▶ [Problem] Below is a listing; write it out exactly and drop any images from it.

▶ [Stored data]

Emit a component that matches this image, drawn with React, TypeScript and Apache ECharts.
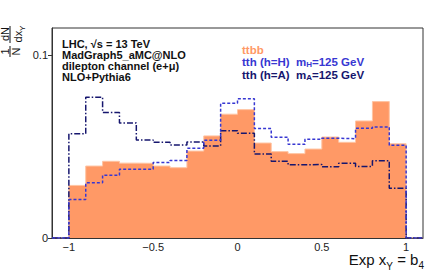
import React, { useEffect, useRef } from "react";
import * as echarts from "echarts";

// Bin edges of the histogram (x_Y = b_4)
const binEdges = [-1, -0.9, -0.8, -0.7, -0.6, -0.5, -0.4, -0.3, -0.2, -0.1, 0, 0.1, 0.2, 0.3, 0.4, 0.5, 0.6, 0.7, 0.8, 0.9, 1];

// 1/N dN/dx per bin
const ttbb = [0.0288, 0.0394, 0.042, 0.041, 0.0409, 0.0394, 0.0385, 0.0476, 0.0559, 0.0678, 0.0703, 0.052, 0.0473, 0.0462, 0.0487, 0.0553, 0.0524, 0.0641, 0.0747, 0.0516];
const tthH = [0.0211, 0.0302, 0.0343, 0.0377, 0.0377, 0.0414, 0.0425, 0.0491, 0.0535, 0.0738, 0.0762, 0.0599, 0.0552, 0.0513, 0.0541, 0.0546, 0.0544, 0.0601, 0.0608, 0.0508];
const tthA = [0.0571, 0.0771, 0.0687, 0.063, 0.0537, 0.0524, 0.0509, 0.0526, 0.0504, 0.0588, 0.0574, 0.046, 0.042, 0.0401, 0.0402, 0.039, 0.0409, 0.0392, 0.0423, 0.0273];

const xTicks = [-1, -0.5, 0, 0.5, 1];
const yTicks = [0, 0.1];
const X_MIN = -1.1;
const X_MAX = 1.1;
const Y_MAX = 0.115;

const infoLines = ["LHC, \u221As = 13 TeV", "MadGraph5_aMC@NLO", "dilepton channel (e+\u03BC)", "NLO+Pythia6"];

const FONT = '"Liberation Sans", Arial, Helvetica, sans-serif';
const ORANGE = "#FF9966";
const BLUE = "#3737d2";
const NAVY = "#16166e";

function stepPoints(vals: number[]): number[][] {
  const pts: number[][] = [[X_MIN, 0], [binEdges[0], 0]];
  for (let i = 0; i < vals.length; i++) {
    pts.push([binEdges[i], vals[i]]);
    pts.push([binEdges[i + 1], vals[i]]);
  }
  pts.push([binEdges[binEdges.length - 1], 0]);
  pts.push([X_MAX, 0]);
  return pts;
}

const fmt = (v: number) => String(v).replace("-", "\u2212");

export default function App() {
  const ref = useRef<HTMLDivElement>(null);
  useEffect(() => {
    if (!ref.current) return;
    const chart = echarts.init(ref.current, undefined, { renderer: "svg" });
    const legRich = (color: string) => ({
      a: { fontFamily: FONT, fontWeight: "bold", fontSize: 11.5, fill: color, lineHeight: 11, verticalAlign: "top" },
      s: { fontFamily: FONT, fontWeight: "bold", fontSize: 8, fill: color, lineHeight: 6, padding: [7, 0, 0, 0] },
    });
    chart.setOption({
      animation: false,
      grid: { left: 52, right: 9, top: 28, bottom: 36, show: true, borderColor: "#333", borderWidth: 1, backgroundColor: "transparent" },
      xAxis: {
        type: "value",
        min: X_MIN,
        max: X_MAX,
        axisLine: { onZero: false, lineStyle: { color: "#333", width: 1 } },
        axisTick: { inside: true, length: 6, customValues: xTicks, lineStyle: { color: "#333" } },
        axisLabel: { customValues: xTicks, formatter: fmt, fontFamily: FONT, fontSize: 11, color: "#222", margin: 3 },
        splitLine: { show: false },
      },
      yAxis: {
        type: "value",
        min: 0,
        max: Y_MAX,
        axisLine: { show: true, onZero: false, lineStyle: { color: "#333", width: 1 } },
        axisTick: { inside: false, length: 4, customValues: yTicks, lineStyle: { color: "#333" } },
        axisLabel: { customValues: yTicks, formatter: fmt, fontFamily: FONT, fontSize: 11, color: "#222", margin: 4 },
        splitLine: { show: false },
      },
      series: [
        {
          name: "ttbb",
          type: "line",
          data: stepPoints(ttbb),
          symbol: "none",
          lineStyle: { color: "#FFC4A2", width: 1 },
          areaStyle: { color: ORANGE, opacity: 1 },
          z: 1,
        },
        {
          name: "tth (h=A)",
          type: "line",
          data: stepPoints(tthA),
          symbol: "none",
          lineStyle: { color: NAVY, width: 1.5, type: [6, 2, 1.5, 2] },
          z: 2,
        },
        {
          name: "tth (h=H)",
          type: "line",
          data: stepPoints(tthH),
          symbol: "none",
          lineStyle: { color: BLUE, width: 1.5, type: [3, 2] },
          z: 3,
        },
      ],
      graphic: [
        {
          type: "text", x: 62, y: 38,
          style: { text: infoLines.join("\n"), fontFamily: FONT, fontWeight: "bold", fontSize: 11, lineHeight: 11, fill: "#111", verticalAlign: "top" },
        },
        { type: "text", x: 242, y: 44.5, style: { fontFamily: FONT, fontWeight: "bold", fontSize: 11.5, lineHeight: 11, fill: ORANGE, text: "ttbb", verticalAlign: "top" } },
        { type: "text", x: 242, y: 55.5, style: { text: "{a|tth (h=H)  m}{s|H}{a|=125 GeV}", rich: legRich(BLUE), verticalAlign: "top" } },
        { type: "text", x: 242, y: 68.5, style: { text: "{a|tth (h=A)  m}{s|A}{a|=125 GeV}", rich: legRich(NAVY), verticalAlign: "top" } },
        {
          type: "text", x: 424, y: 252,
          style: {
            text: "{a|Exp x}{y|Y}{a| = b}{f|4}",
            align: "right", verticalAlign: "top",
            rich: {
              a: { fontFamily: FONT, fontSize: 15, fill: "#111", lineHeight: 14, verticalAlign: "top" },
              y: { fontFamily: FONT, fontSize: 10, fill: "#111", lineHeight: 8, padding: [14, 0, 0, 0] },
              f: { fontFamily: FONT, fontSize: 10, fill: "#111", lineHeight: 8, padding: [8, 0, 0, 0], verticalAlign: "top" },
            },
          },
        },
        // rotated y-axis title: 1/N dN/dx_Y
        { type: "text", x: 5, y: 34, rotation: Math.PI / 2, style: { text: "dN", fontFamily: FONT, fontSize: 11, fill: "#111", align: "center", verticalAlign: "middle" } },
        { type: "text", x: 5, y: 51.5, rotation: Math.PI / 2, style: { text: "1", fontFamily: FONT, fontSize: 11, fill: "#111", align: "center", verticalAlign: "middle" } },
        { type: "line", shape: { x1: 10, y1: 26, x2: 10, y2: 43 }, style: { stroke: "#111", lineWidth: 1 } },
        { type: "line", shape: { x1: 10, y1: 46, x2: 10, y2: 57 }, style: { stroke: "#111", lineWidth: 1 } },
        { type: "text", x: 16, y: 51.5, rotation: Math.PI / 2, style: { text: "N", fontFamily: FONT, fontSize: 11, fill: "#111", align: "center", verticalAlign: "middle" } },
        {
          type: "text", x: 18, y: 34, rotation: Math.PI / 2,
          style: {
            text: "{a|dx}{s|Y}", align: "center", verticalAlign: "middle",
            rich: {
              a: { fontFamily: FONT, fontSize: 11, fill: "#111", lineHeight: 13 },
              s: { fontFamily: FONT, fontSize: 8, fill: "#111", lineHeight: 8, padding: [9, 0, 0, 0] },
            },
          },
        },
      ],
    });
    return () => chart.dispose();
  }, []);
  return <div ref={ref} style={{ position: "absolute", left: 0, top: 0, width: 432, height: 274 }} />;
}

▶ [Solution for this exercise]
Emit a component that matches this image, drawn with React, TypeScript and Apache ECharts.
import React, { useEffect, useRef } from "react";
import * as echarts from "echarts";

// Bin edges of the histogram (x_Y = b_4)
const binEdges = [-1, -0.9, -0.8, -0.7, -0.6, -0.5, -0.4, -0.3, -0.2, -0.1, 0, 0.1, 0.2, 0.3, 0.4, 0.5, 0.6, 0.7, 0.8, 0.9, 1];

// 1/N dN/dx per bin
const ttbb = [0.0288, 0.0394, 0.042, 0.041, 0.0409, 0.0394, 0.0385, 0.0476, 0.0559, 0.0678, 0.0703, 0.052, 0.0473, 0.0462, 0.0487, 0.0553, 0.0524, 0.0641, 0.0747, 0.0516];
const tthH = [0.0211, 0.0302, 0.0343, 0.0377, 0.0377, 0.0414, 0.0425, 0.0491, 0.0535, 0.0738, 0.0762, 0.0599, 0.0552, 0.0513, 0.0541, 0.0546, 0.0544, 0.0601, 0.0608, 0.0508];
const tthA = [0.0571, 0.0771, 0.0687, 0.063, 0.0537, 0.0524, 0.0509, 0.0526, 0.0504, 0.0588, 0.0574, 0.046, 0.042, 0.0401, 0.0402, 0.039, 0.0409, 0.0392, 0.0423, 0.0273];

const xTicks = [-1, -0.5, 0, 0.5, 1];
const yTicks = [0, 0.1];
const X_MIN = -1.1;
const X_MAX = 1.1;
const Y_MAX = 0.115;

const infoLines = ["LHC, \u221As = 13 TeV", "MadGraph5_aMC@NLO", "dilepton channel (e+\u03BC)", "NLO+Pythia6"];

const FONT = '"Liberation Sans", Arial, Helvetica, sans-serif';
const ORANGE = "#FF9966";
const BLUE = "#3737d2";
const NAVY = "#16166e";

function stepPoints(vals: number[]): number[][] {
  const pts: number[][] = [[X_MIN, 0], [binEdges[0], 0]];
  for (let i = 0; i < vals.length; i++) {
    pts.push([binEdges[i], vals[i]]);
    pts.push([binEdges[i + 1], vals[i]]);
  }
  pts.push([binEdges[binEdges.length - 1], 0]);
  pts.push([X_MAX, 0]);
  return pts;
}

const fmt = (v: number) => String(v).replace("-", "\u2212");

export default function App() {
  const ref = useRef<HTMLDivElement>(null);
  useEffect(() => {
    if (!ref.current) return;
    const chart = echarts.init(ref.current, undefined, { renderer: "svg" });
    const legRich = (color: string) => ({
      a: { fontFamily: FONT, fontWeight: "bold", fontSize: 11.5, fill: color, lineHeight: 11, verticalAlign: "top" },
      s: { fontFamily: FONT, fontWeight: "bold", fontSize: 8, fill: color, lineHeight: 6, padding: [7, 0, 0, 0] },
    });
    chart.setOption({
      animation: false,
      grid: { left: 52, right: 9, top: 28, bottom: 36, show: true, borderColor: "#333", borderWidth: 1, backgroundColor: "transparent" },
      xAxis: {
        type: "value",
        min: X_MIN,
        max: X_MAX,
        axisLine: { onZero: false, lineStyle: { color: "#333", width: 1 } },
        axisTick: { inside: true, length: 6, customValues: xTicks, lineStyle: { color: "#333" } },
        axisLabel: { customValues: xTicks, formatter: fmt, fontFamily: FONT, fontSize: 11, color: "#222", margin: 3 },
        splitLine: { show: false },
      },
      yAxis: {
        type: "value",
        min: 0,
        max: Y_MAX,
        axisLine: { show: true, onZero: false, lineStyle: { color: "#333", width: 1 } },
        axisTick: { inside: false, length: 4, customValues: yTicks, lineStyle: { color: "#333" } },
        axisLabel: { customValues: yTicks, formatter: fmt, fontFamily: FONT, fontSize: 11, color: "#222", margin: 4 },
        splitLine: { show: false },
      },
      series: [
        {
          name: "ttbb",
          type: "line",
          data: stepPoints(ttbb),
          symbol: "none",
          lineStyle: { color: "#FFC4A2", width: 1 },
          areaStyle: { color: ORANGE, opacity: 1 },
          z: 1,
        },
        {
          name: "tth (h=A)",
          type: "line",
          data: stepPoints(tthA),
          symbol: "none",
          lineStyle: { color: NAVY, width: 1.5, type: [6, 2, 1.5, 2] },
          z: 2,
        },
        {
          name: "tth (h=H)",
          type: "line",
          data: stepPoints(tthH),
          symbol: "none",
          lineStyle: { color: BLUE, width: 1.5, type: [3, 2] },
          z: 3,
        },
      ],
      graphic: [
        {
          type: "text", x: 62, y: 38,
          style: { text: infoLines.join("\n"), fontFamily: FONT, fontWeight: "bold", fontSize: 11, lineHeight: 11, fill: "#111", verticalAlign: "top" },
        },
        { type: "text", x: 242, y: 44.5, style: { fontFamily: FONT, fontWeight: "bold", fontSize: 11.5, lineHeight: 11, fill: ORANGE, text: "ttbb", verticalAlign: "top" } },
        { type: "text", x: 242, y: 55.5, style: { text: "{a|tth (h=H)  m}{s|H}{a|=125 GeV}", rich: legRich(BLUE), verticalAlign: "top" } },
        { type: "text", x: 242, y: 68.5, style: { text: "{a|tth (h=A)  m}{s|A}{a|=125 GeV}", rich: legRich(NAVY), verticalAlign: "top" } },
        {
          type: "text", x: 424, y: 252,
          style: {
            text: "{a|Exp x}{y|Y}{a| = b}{f|4}",
            align: "right", verticalAlign: "top",
            rich: {
              a: { fontFamily: FONT, fontSize: 15, fill: "#111", lineHeight: 14, verticalAlign: "top" },
              y: { fontFamily: FONT, fontSize: 10, fill: "#111", lineHeight: 8, padding: [14, 0, 0, 0] },
              f: { fontFamily: FONT, fontSize: 10, fill: "#111", lineHeight: 8, padding: [8, 0, 0, 0], verticalAlign: "top" },
            },
          },
        },
        // rotated y-axis title: 1/N dN/dx_Y
        { type: "text", x: 5, y: 34, rotation: Math.PI / 2, style: { text: "dN", fontFamily: FONT, fontSize: 11, fill: "#111", align: "center", verticalAlign: "middle" } },
        { type: "text", x: 5, y: 51.5, rotation: Math.PI / 2, style: { text: "1", fontFamily: FONT, fontSize: 11, fill: "#111", align: "center", verticalAlign: "middle" } },
        { type: "line", shape: { x1: 10, y1: 26, x2: 10, y2: 43 }, style: { stroke: "#111", lineWidth: 1 } },
        { type: "line", shape: { x1: 10, y1: 46, x2: 10, y2: 57 }, style: { stroke: "#111", lineWidth: 1 } },
        { type: "text", x: 16, y: 51.5, rotation: Math.PI / 2, style: { text: "N", fontFamily: FONT, fontSize: 11, fill: "#111", align: "center", verticalAlign: "middle" } },
        {
          type: "text", x: 18, y: 34, rotation: Math.PI / 2,
          style: {
            text: "{a|dx}{s|Y}", align: "center", verticalAlign: "middle",
            rich: {
              a: { fontFamily: FONT, fontSize: 11, fill: "#111", lineHeight: 13 },
              s: { fontFamily: FONT, fontSize: 8, fill: "#111", lineHeight: 8, padding: [9, 0, 0, 0] },
            },
          },
        },
      ],
    });
    return () => chart.dispose();
  }, []);
  return <div ref={ref} style={{ position: "absolute", left: 0, top: 0, width: 432, height: 274 }} />;
}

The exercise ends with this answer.